▶ **What is asked**
Begin with the first line and repeat exactly through the line containing "const xGridValues = [20, 40, 60, 80];"; leave every image out.

▶ **Dataset excerpt**
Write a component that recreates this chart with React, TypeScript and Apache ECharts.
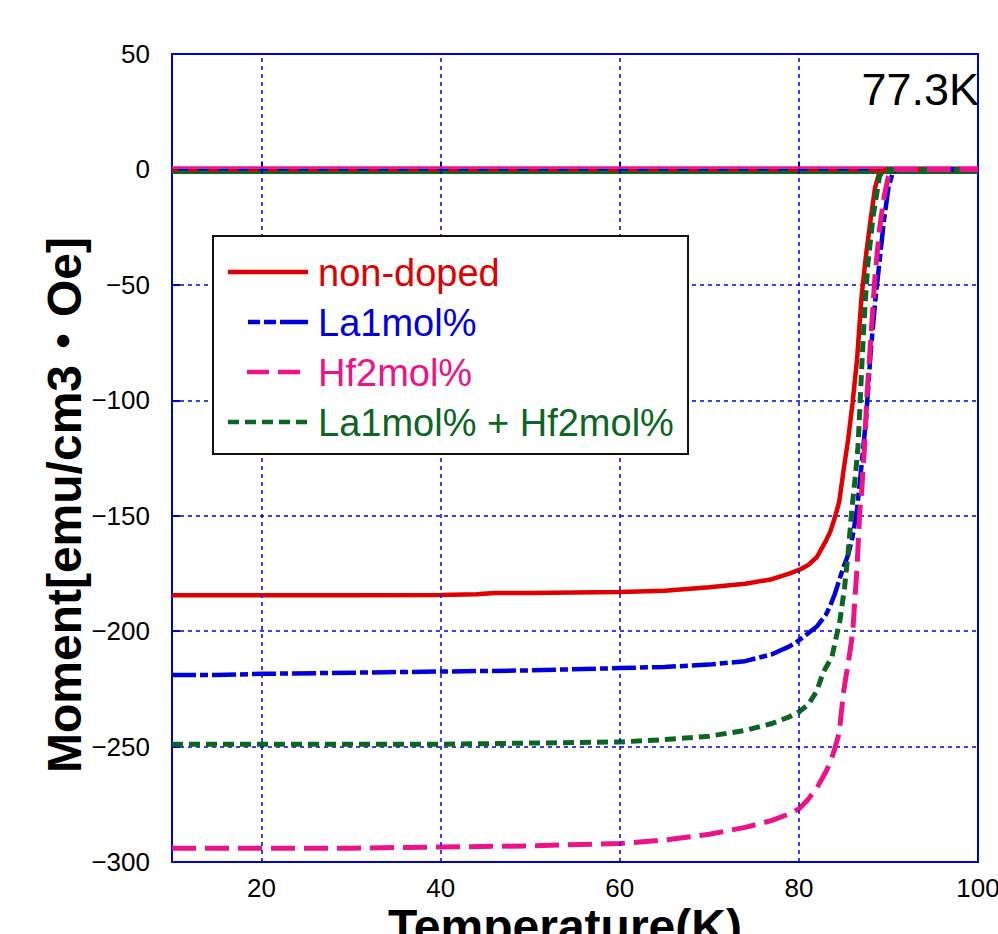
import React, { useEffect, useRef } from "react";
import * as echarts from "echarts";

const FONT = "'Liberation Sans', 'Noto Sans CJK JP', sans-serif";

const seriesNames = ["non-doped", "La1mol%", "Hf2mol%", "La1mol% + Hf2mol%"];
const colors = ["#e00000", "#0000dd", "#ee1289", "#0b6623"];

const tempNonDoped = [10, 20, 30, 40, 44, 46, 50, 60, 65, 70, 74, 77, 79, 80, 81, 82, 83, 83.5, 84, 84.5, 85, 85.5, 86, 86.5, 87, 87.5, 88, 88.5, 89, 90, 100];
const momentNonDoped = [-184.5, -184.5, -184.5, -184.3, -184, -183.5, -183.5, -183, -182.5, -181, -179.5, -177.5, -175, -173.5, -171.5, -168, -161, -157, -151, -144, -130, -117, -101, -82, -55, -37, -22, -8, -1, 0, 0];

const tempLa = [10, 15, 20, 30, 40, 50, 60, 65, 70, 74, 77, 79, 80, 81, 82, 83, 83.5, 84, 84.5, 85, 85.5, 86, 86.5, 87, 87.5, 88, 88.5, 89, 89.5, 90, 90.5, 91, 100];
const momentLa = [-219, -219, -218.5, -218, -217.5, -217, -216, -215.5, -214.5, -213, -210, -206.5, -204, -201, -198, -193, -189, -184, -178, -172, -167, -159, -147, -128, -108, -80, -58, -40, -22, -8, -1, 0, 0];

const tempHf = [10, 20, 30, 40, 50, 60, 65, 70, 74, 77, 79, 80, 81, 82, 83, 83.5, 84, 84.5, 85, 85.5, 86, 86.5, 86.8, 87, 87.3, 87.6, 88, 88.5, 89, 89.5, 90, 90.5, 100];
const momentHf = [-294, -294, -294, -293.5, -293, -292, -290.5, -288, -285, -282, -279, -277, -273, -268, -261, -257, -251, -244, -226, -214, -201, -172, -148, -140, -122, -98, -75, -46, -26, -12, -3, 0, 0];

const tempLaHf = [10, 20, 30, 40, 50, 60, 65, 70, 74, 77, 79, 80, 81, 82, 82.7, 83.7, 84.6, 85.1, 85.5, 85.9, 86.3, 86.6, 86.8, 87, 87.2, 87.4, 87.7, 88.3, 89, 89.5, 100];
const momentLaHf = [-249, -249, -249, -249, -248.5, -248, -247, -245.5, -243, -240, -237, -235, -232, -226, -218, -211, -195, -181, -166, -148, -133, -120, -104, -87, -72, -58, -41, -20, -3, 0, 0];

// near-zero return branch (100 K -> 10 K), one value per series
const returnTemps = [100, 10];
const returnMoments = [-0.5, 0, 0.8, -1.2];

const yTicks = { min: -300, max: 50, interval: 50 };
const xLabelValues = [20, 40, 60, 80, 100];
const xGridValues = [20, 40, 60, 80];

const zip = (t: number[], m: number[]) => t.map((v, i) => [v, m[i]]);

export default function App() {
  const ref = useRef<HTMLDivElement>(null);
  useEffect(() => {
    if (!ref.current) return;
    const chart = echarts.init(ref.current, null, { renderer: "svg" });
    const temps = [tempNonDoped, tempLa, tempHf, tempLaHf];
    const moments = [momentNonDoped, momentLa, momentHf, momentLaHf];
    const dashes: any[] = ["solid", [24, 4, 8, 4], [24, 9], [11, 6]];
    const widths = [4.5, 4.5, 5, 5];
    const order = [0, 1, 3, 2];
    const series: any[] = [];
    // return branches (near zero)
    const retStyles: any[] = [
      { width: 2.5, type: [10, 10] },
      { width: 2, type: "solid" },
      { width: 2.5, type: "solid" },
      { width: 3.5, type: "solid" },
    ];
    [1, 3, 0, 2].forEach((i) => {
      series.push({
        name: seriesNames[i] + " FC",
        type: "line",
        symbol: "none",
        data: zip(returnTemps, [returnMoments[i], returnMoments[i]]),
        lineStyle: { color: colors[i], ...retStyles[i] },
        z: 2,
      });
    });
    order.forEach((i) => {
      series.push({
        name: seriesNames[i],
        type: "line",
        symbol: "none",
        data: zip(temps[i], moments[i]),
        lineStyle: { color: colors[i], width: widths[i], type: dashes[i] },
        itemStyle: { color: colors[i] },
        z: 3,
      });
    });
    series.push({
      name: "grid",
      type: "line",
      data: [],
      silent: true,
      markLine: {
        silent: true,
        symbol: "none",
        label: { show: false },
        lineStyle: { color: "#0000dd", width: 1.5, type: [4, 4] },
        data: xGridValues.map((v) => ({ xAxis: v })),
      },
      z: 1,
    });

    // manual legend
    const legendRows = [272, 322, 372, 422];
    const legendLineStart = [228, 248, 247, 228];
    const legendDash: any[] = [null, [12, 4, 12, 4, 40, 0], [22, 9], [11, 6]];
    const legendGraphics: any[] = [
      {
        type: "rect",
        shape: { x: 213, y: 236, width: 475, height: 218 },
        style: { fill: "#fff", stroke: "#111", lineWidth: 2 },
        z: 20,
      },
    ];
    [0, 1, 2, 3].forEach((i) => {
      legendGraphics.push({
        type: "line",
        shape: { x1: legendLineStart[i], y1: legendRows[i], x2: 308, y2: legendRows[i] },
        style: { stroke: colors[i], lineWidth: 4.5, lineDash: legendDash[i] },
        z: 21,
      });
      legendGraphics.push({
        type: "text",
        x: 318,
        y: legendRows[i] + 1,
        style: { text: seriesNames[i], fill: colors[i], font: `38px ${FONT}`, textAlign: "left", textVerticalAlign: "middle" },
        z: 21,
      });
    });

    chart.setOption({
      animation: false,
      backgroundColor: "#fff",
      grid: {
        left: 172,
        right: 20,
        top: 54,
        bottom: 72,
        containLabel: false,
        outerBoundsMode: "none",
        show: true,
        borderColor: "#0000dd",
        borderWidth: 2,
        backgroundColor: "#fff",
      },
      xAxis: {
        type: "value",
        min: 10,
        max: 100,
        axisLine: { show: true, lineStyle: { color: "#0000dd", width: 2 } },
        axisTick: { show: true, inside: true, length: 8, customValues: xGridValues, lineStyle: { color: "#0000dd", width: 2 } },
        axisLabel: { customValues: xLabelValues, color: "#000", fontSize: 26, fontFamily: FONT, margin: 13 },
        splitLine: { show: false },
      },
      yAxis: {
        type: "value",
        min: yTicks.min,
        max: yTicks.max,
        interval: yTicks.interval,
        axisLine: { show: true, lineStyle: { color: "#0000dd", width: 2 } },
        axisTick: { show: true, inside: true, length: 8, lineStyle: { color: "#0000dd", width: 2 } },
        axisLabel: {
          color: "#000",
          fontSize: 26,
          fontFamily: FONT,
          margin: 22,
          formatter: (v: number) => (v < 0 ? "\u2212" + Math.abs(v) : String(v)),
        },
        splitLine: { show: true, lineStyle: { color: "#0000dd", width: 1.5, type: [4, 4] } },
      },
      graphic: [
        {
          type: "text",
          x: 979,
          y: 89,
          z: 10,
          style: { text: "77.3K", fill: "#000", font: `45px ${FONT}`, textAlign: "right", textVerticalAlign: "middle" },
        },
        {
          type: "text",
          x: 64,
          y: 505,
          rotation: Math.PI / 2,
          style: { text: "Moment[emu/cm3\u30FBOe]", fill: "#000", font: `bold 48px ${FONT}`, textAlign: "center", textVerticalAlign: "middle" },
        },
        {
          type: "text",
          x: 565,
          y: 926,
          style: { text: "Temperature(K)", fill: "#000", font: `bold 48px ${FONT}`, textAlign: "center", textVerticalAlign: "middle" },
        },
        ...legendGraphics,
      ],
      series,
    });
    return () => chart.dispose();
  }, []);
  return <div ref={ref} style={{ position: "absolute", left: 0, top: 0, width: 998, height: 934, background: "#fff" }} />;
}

▶ **Answer to the task**
Write a component that recreates this chart with React, TypeScript and Apache ECharts.
import React, { useEffect, useRef } from "react";
import * as echarts from "echarts";

const FONT = "'Liberation Sans', 'Noto Sans CJK JP', sans-serif";

const seriesNames = ["non-doped", "La1mol%", "Hf2mol%", "La1mol% + Hf2mol%"];
const colors = ["#e00000", "#0000dd", "#ee1289", "#0b6623"];

const tempNonDoped = [10, 20, 30, 40, 44, 46, 50, 60, 65, 70, 74, 77, 79, 80, 81, 82, 83, 83.5, 84, 84.5, 85, 85.5, 86, 86.5, 87, 87.5, 88, 88.5, 89, 90, 100];
const momentNonDoped = [-184.5, -184.5, -184.5, -184.3, -184, -183.5, -183.5, -183, -182.5, -181, -179.5, -177.5, -175, -173.5, -171.5, -168, -161, -157, -151, -144, -130, -117, -101, -82, -55, -37, -22, -8, -1, 0, 0];

const tempLa = [10, 15, 20, 30, 40, 50, 60, 65, 70, 74, 77, 79, 80, 81, 82, 83, 83.5, 84, 84.5, 85, 85.5, 86, 86.5, 87, 87.5, 88, 88.5, 89, 89.5, 90, 90.5, 91, 100];
const momentLa = [-219, -219, -218.5, -218, -217.5, -217, -216, -215.5, -214.5, -213, -210, -206.5, -204, -201, -198, -193, -189, -184, -178, -172, -167, -159, -147, -128, -108, -80, -58, -40, -22, -8, -1, 0, 0];

const tempHf = [10, 20, 30, 40, 50, 60, 65, 70, 74, 77, 79, 80, 81, 82, 83, 83.5, 84, 84.5, 85, 85.5, 86, 86.5, 86.8, 87, 87.3, 87.6, 88, 88.5, 89, 89.5, 90, 90.5, 100];
const momentHf = [-294, -294, -294, -293.5, -293, -292, -290.5, -288, -285, -282, -279, -277, -273, -268, -261, -257, -251, -244, -226, -214, -201, -172, -148, -140, -122, -98, -75, -46, -26, -12, -3, 0, 0];

const tempLaHf = [10, 20, 30, 40, 50, 60, 65, 70, 74, 77, 79, 80, 81, 82, 82.7, 83.7, 84.6, 85.1, 85.5, 85.9, 86.3, 86.6, 86.8, 87, 87.2, 87.4, 87.7, 88.3, 89, 89.5, 100];
const momentLaHf = [-249, -249, -249, -249, -248.5, -248, -247, -245.5, -243, -240, -237, -235, -232, -226, -218, -211, -195, -181, -166, -148, -133, -120, -104, -87, -72, -58, -41, -20, -3, 0, 0];

// near-zero return branch (100 K -> 10 K), one value per series
const returnTemps = [100, 10];
const returnMoments = [-0.5, 0, 0.8, -1.2];

const yTicks = { min: -300, max: 50, interval: 50 };
const xLabelValues = [20, 40, 60, 80, 100];
const xGridValues = [20, 40, 60, 80];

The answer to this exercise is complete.